• **Objective**: Don't copy the pictures; return every other part of the records exactly.

Records with drawing code
--------------------------------------------------

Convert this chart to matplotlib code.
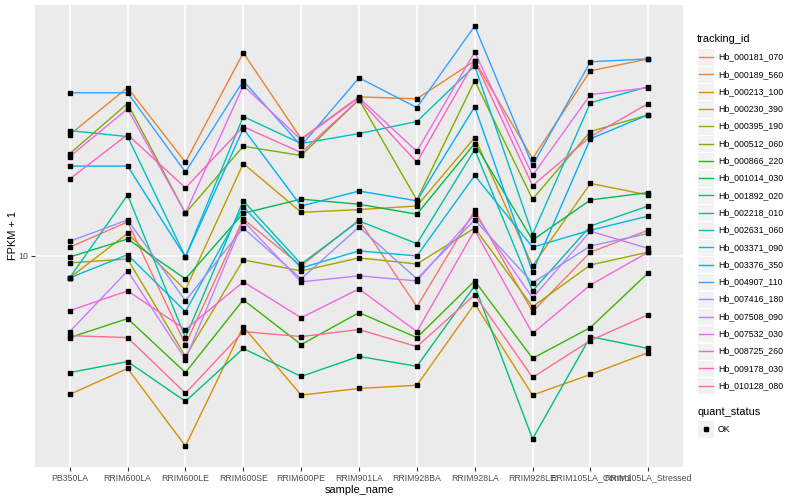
import numpy as np
import matplotlib.pyplot as plt
from matplotlib.patches import Rectangle
from matplotlib.ticker import NullLocator

plt.rcParams['font.family'] = ['Liberation Sans', 'DejaVu Sans']

samples = ['PB350LA', 'RRIM600LA', 'RRIM600LE', 'RRIM600SE', 'RRIM600PE',
           'RRIM901LA', 'RRIM928BA', 'RRIM928LA', 'RRIM928LE',
           'RRIM105LA_Control', 'RRIM105LA_Stressed']

tracking_ids = ['Hb_000181_070', 'Hb_000189_560', 'Hb_000213_100', 'Hb_000230_390',
                'Hb_000395_190', 'Hb_000512_060', 'Hb_000866_220', 'Hb_001014_030',
                'Hb_001892_020', 'Hb_002218_010', 'Hb_002631_060', 'Hb_003371_090',
                'Hb_003376_350', 'Hb_004907_110', 'Hb_007416_180', 'Hb_007508_090',
                'Hb_007532_030', 'Hb_008725_260', 'Hb_009178_030', 'Hb_010128_080']

# ggplot default hue palette, 20 levels
colors = ['#F8766D', '#EA8331', '#D89000', '#C09B00', '#A3A500', '#7CAE00',
          '#39B600', '#00BB4E', '#00BF7D', '#00C1A3', '#00BFC4', '#00BAE0',
          '#00B0F6', '#35A2FF', '#9590FF', '#C77CFF', '#E76BF3', '#FA62DB',
          '#FF62BC', '#FF6C91']

# FPKM + 1, one value per sample
hb_000181_070 = [10.7, 13.0, 5.05, 13.3, 9.26, 13.2, 6.76, 14.2, 6.51, 10.3, 12.2]
hb_000189_560 = [25.5, 36.6, 20.6, 47.9, 24.7, 34.1, 33.6, 45.0, 21.2, 41.7, 45.7]
hb_000213_100 = [3.44, 4.20, 2.31, 5.80, 3.42, 3.60, 3.69, 6.92, 3.42, 4.01, 4.75]
hb_000230_390 = [8.45, 11.9, 7.70, 20.4, 14.0, 14.3, 14.7, 24.9, 9.26, 17.5, 16.0]
hb_000395_190 = [9.48, 9.77, 4.61, 9.70, 8.91, 9.85, 9.40, 12.4, 6.76, 9.33, 10.3]
hb_000512_060 = [22.0, 32.4, 13.9, 23.3, 21.7, 33.4, 15.4, 38.6, 15.5, 26.1, 29.7]
hb_000866_220 = [5.33, 6.17, 4.07, 7.13, 5.05, 6.46, 5.33, 8.25, 4.54, 5.76, 8.78]
hb_001014_030 = [9.92, 11.4, 8.38, 13.9, 15.5, 14.9, 13.8, 23.8, 11.3, 15.4, 16.3]
hb_001892_020 = [4.07, 4.43, 3.26, 4.90, 3.95, 4.61, 4.27, 7.94, 2.44, 5.37, 4.90]
hb_002218_010 = [8.45, 16.0, 5.33, 15.3, 9.40, 13.1, 11.0, 22.7, 7.64, 12.6, 14.7]
hb_002631_060 = [26.3, 25.1, 9.92, 29.3, 23.8, 25.7, 28.2, 43.3, 11.8, 32.6, 36.9]
hb_003371_090 = [8.45, 10.1, 6.51, 14.6, 9.12, 10.4, 10.0, 18.6, 10.7, 12.2, 13.6]
hb_003376_350 = [20.0, 20.0, 9.92, 26.7, 14.7, 16.5, 15.3, 31.6, 8.84, 24.7, 29.7]
hb_004907_110 = [35.2, 35.2, 19.1, 38.6, 23.4, 39.5, 31.4, 58.9, 20.1, 44.7, 45.7]
hb_007416_180 = [11.2, 13.2, 7.08, 12.4, 8.38, 12.5, 8.38, 13.2, 8.13, 10.8, 11.9]
hb_007508_090 = [5.58, 8.91, 4.50, 13.1, 8.19, 8.58, 8.25, 13.8, 7.24, 12.1, 10.6]
hb_007532_030 = [21.5, 31.1, 13.9, 37.2, 24.5, 33.9, 22.4, 48.2, 18.6, 34.7, 36.6]
hb_008725_260 = [6.56, 7.64, 5.67, 8.19, 6.21, 7.76, 5.58, 12.2, 5.50, 8.00, 10.3]
hb_009178_030 = [18.1, 25.5, 16.9, 27.1, 22.2, 33.4, 20.6, 45.0, 17.2, 25.1, 32.4]
hb_010128_080 = [5.41, 5.33, 3.47, 5.58, 5.37, 5.67, 4.97, 7.41, 3.92, 5.21, 6.36]

fpkm = [hb_000181_070, hb_000189_560, hb_000213_100, hb_000230_390, hb_000395_190,
        hb_000512_060, hb_000866_220, hb_001014_030, hb_001892_020, hb_002218_010,
        hb_002631_060, hb_003371_090, hb_003376_350, hb_004907_110, hb_007416_180,
        hb_007508_090, hb_007532_030, hb_008725_260, hb_009178_030, hb_010128_080]

fig = plt.figure(figsize=(8, 5), dpi=100)
ax = fig.add_axes([35/800, 33/500, 648/800, 462/500])
ax.set_facecolor('#EBEBEB')

x = np.arange(len(samples))
for vals, c in zip(fpkm, colors):
    ax.plot(x, vals, color=c, lw=1.0, zorder=2)
for vals in fpkm:
    ax.plot(x, vals, ls='none', marker='s', ms=2.8, color='black', zorder=3)

ax.set_yscale('log')
allv = np.array(fpkm)
lo, hi = np.log10(allv.min()), np.log10(allv.max())
pad = 0.05 * (hi - lo)
ax.set_ylim(10 ** (lo - pad), 10 ** (hi + pad))
ax.set_xlim(-0.6, len(samples) - 0.4)
ax.set_yticks([10])
ax.set_yticklabels(['10'])
ax.yaxis.set_minor_locator(NullLocator())
ax.set_xticks(x)
ax.set_xticklabels(samples)
ax.grid(True, color='white', lw=1.1)
ax.set_axisbelow(True)
for s in ax.spines.values():
    s.set_visible(False)
ax.tick_params(length=2.8, width=0.8, color='#333333', labelcolor='#4D4D4D',
               labelsize=6.3, pad=2)
ax.set_xlabel('sample_name', fontsize=7.9, labelpad=2)
ax.set_ylabel('FPKM + 1', fontsize=7.9, labelpad=0)

# legend drawn in pixel space on an overlay axes
lg = fig.add_axes([0, 0, 1, 1])
lg.set_xlim(0, 800)
lg.set_ylim(500, 0)
lg.axis('off')
lg.text(697, 39, 'tracking_id', fontsize=7.9, va='center', ha='left')
for i, (name, c) in enumerate(zip(tracking_ids, colors)):
    y = 57 + i * 17.3
    lg.add_patch(Rectangle((697, y - 8.6), 17.2, 17.2, fc='#F2F2F2', ec='white', lw=0.8))
    lg.plot([698.5, 712.5], [y, y], color=c, lw=1.0)
    lg.text(718, y, name, fontsize=6.3, va='center', ha='left')
lg.text(697, 412, 'quant_status', fontsize=7.9, va='center', ha='left')
lg.add_patch(Rectangle((697, 429 - 8.6), 17.2, 17.2, fc='#F2F2F2', ec='white', lw=0.8))
lg.plot([705.6], [429], ls='none', marker='s', ms=2.8, color='black')
lg.text(718, 429, 'OK', fontsize=6.3, va='center', ha='left')

fig.savefig('out.png', dpi=100)
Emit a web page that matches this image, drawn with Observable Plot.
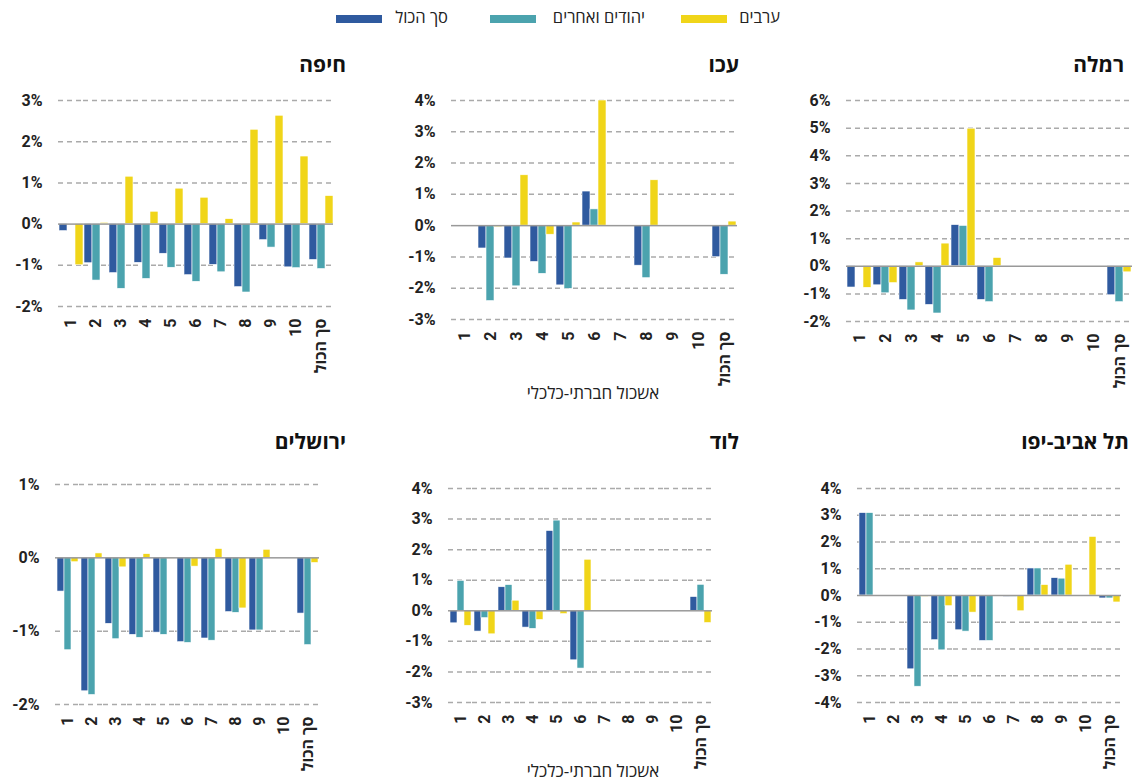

--------------------------------------------------

• **In response**:
Convert this chart to matplotlib code.
import numpy as np
import matplotlib.pyplot as plt
from matplotlib.patches import Rectangle
from matplotlib.ticker import NullLocator

plt.rcParams['font.family'] = ['Liberation Sans', 'DejaVu Sans']

samples = ['PB350LA', 'RRIM600LA', 'RRIM600LE', 'RRIM600SE', 'RRIM600PE',
           'RRIM901LA', 'RRIM928BA', 'RRIM928LA', 'RRIM928LE',
           'RRIM105LA_Control', 'RRIM105LA_Stressed']

tracking_ids = ['Hb_000181_070', 'Hb_000189_560', 'Hb_000213_100', 'Hb_000230_390',
                'Hb_000395_190', 'Hb_000512_060', 'Hb_000866_220', 'Hb_001014_030',
                'Hb_001892_020', 'Hb_002218_010', 'Hb_002631_060', 'Hb_003371_090',
                'Hb_003376_350', 'Hb_004907_110', 'Hb_007416_180', 'Hb_007508_090',
                'Hb_007532_030', 'Hb_008725_260', 'Hb_009178_030', 'Hb_010128_080']

# ggplot default hue palette, 20 levels
colors = ['#F8766D', '#EA8331', '#D89000', '#C09B00', '#A3A500', '#7CAE00',
          '#39B600', '#00BB4E', '#00BF7D', '#00C1A3', '#00BFC4', '#00BAE0',
          '#00B0F6', '#35A2FF', '#9590FF', '#C77CFF', '#E76BF3', '#FA62DB',
          '#FF62BC', '#FF6C91']

# FPKM + 1, one value per sample
hb_000181_070 = [10.7, 13.0, 5.05, 13.3, 9.26, 13.2, 6.76, 14.2, 6.51, 10.3, 12.2]
hb_000189_560 = [25.5, 36.6, 20.6, 47.9, 24.7, 34.1, 33.6, 45.0, 21.2, 41.7, 45.7]
hb_000213_100 = [3.44, 4.20, 2.31, 5.80, 3.42, 3.60, 3.69, 6.92, 3.42, 4.01, 4.75]
hb_000230_390 = [8.45, 11.9, 7.70, 20.4, 14.0, 14.3, 14.7, 24.9, 9.26, 17.5, 16.0]
hb_000395_190 = [9.48, 9.77, 4.61, 9.70, 8.91, 9.85, 9.40, 12.4, 6.76, 9.33, 10.3]
hb_000512_060 = [22.0, 32.4, 13.9, 23.3, 21.7, 33.4, 15.4, 38.6, 15.5, 26.1, 29.7]
hb_000866_220 = [5.33, 6.17, 4.07, 7.13, 5.05, 6.46, 5.33, 8.25, 4.54, 5.76, 8.78]
hb_001014_030 = [9.92, 11.4, 8.38, 13.9, 15.5, 14.9, 13.8, 23.8, 11.3, 15.4, 16.3]
hb_001892_020 = [4.07, 4.43, 3.26, 4.90, 3.95, 4.61, 4.27, 7.94, 2.44, 5.37, 4.90]
hb_002218_010 = [8.45, 16.0, 5.33, 15.3, 9.40, 13.1, 11.0, 22.7, 7.64, 12.6, 14.7]
hb_002631_060 = [26.3, 25.1, 9.92, 29.3, 23.8, 25.7, 28.2, 43.3, 11.8, 32.6, 36.9]
hb_003371_090 = [8.45, 10.1, 6.51, 14.6, 9.12, 10.4, 10.0, 18.6, 10.7, 12.2, 13.6]
hb_003376_350 = [20.0, 20.0, 9.92, 26.7, 14.7, 16.5, 15.3, 31.6, 8.84, 24.7, 29.7]
hb_004907_110 = [35.2, 35.2, 19.1, 38.6, 23.4, 39.5, 31.4, 58.9, 20.1, 44.7, 45.7]
hb_007416_180 = [11.2, 13.2, 7.08, 12.4, 8.38, 12.5, 8.38, 13.2, 8.13, 10.8, 11.9]
hb_007508_090 = [5.58, 8.91, 4.50, 13.1, 8.19, 8.58, 8.25, 13.8, 7.24, 12.1, 10.6]
hb_007532_030 = [21.5, 31.1, 13.9, 37.2, 24.5, 33.9, 22.4, 48.2, 18.6, 34.7, 36.6]
hb_008725_260 = [6.56, 7.64, 5.67, 8.19, 6.21, 7.76, 5.58, 12.2, 5.50, 8.00, 10.3]
hb_009178_030 = [18.1, 25.5, 16.9, 27.1, 22.2, 33.4, 20.6, 45.0, 17.2, 25.1, 32.4]
hb_010128_080 = [5.41, 5.33, 3.47, 5.58, 5.37, 5.67, 4.97, 7.41, 3.92, 5.21, 6.36]

fpkm = [hb_000181_070, hb_000189_560, hb_000213_100, hb_000230_390, hb_000395_190,
        hb_000512_060, hb_000866_220, hb_001014_030, hb_001892_020, hb_002218_010,
        hb_002631_060, hb_003371_090, hb_003376_350, hb_004907_110, hb_007416_180,
        hb_007508_090, hb_007532_030, hb_008725_260, hb_009178_030, hb_010128_080]

fig = plt.figure(figsize=(8, 5), dpi=100)
ax = fig.add_axes([35/800, 33/500, 648/800, 462/500])
ax.set_facecolor('#EBEBEB')

x = np.arange(len(samples))
for vals, c in zip(fpkm, colors):
    ax.plot(x, vals, color=c, lw=1.0, zorder=2)
for vals in fpkm:
    ax.plot(x, vals, ls='none', marker='s', ms=2.8, color='black', zorder=3)

ax.set_yscale('log')
allv = np.array(fpkm)
lo, hi = np.log10(allv.min()), np.log10(allv.max())
pad = 0.05 * (hi - lo)
ax.set_ylim(10 ** (lo - pad), 10 ** (hi + pad))
ax.set_xlim(-0.6, len(samples) - 0.4)
ax.set_yticks([10])
ax.set_yticklabels(['10'])
ax.yaxis.set_minor_locator(NullLocator())
ax.set_xticks(x)
ax.set_xticklabels(samples)
ax.grid(True, color='white', lw=1.1)
ax.set_axisbelow(True)
for s in ax.spines.values():
    s.set_visible(False)
ax.tick_params(length=2.8, width=0.8, color='#333333', labelcolor='#4D4D4D',
               labelsize=6.3, pad=2)
ax.set_xlabel('sample_name', fontsize=7.9, labelpad=2)
ax.set_ylabel('FPKM + 1', fontsize=7.9, labelpad=0)

# legend drawn in pixel space on an overlay axes
lg = fig.add_axes([0, 0, 1, 1])
lg.set_xlim(0, 800)
lg.set_ylim(500, 0)
lg.axis('off')
lg.text(697, 39, 'tracking_id', fontsize=7.9, va='center', ha='left')
for i, (name, c) in enumerate(zip(tracking_ids, colors)):
    y = 57 + i * 17.3
    lg.add_patch(Rectangle((697, y - 8.6), 17.2, 17.2, fc='#F2F2F2', ec='white', lw=0.8))
    lg.plot([698.5, 712.5], [y, y], color=c, lw=1.0)
    lg.text(718, y, name, fontsize=6.3, va='center', ha='left')
lg.text(697, 412, 'quant_status', fontsize=7.9, va='center', ha='left')
lg.add_patch(Rectangle((697, 429 - 8.6), 17.2, 17.2, fc='#F2F2F2', ec='white', lw=0.8))
lg.plot([705.6], [429], ls='none', marker='s', ms=2.8, color='black')
lg.text(718, 429, 'OK', fontsize=6.3, va='center', ha='left')

fig.savefig('out.png', dpi=100)
Emit a web page that matches this image, drawn with Observable Plot.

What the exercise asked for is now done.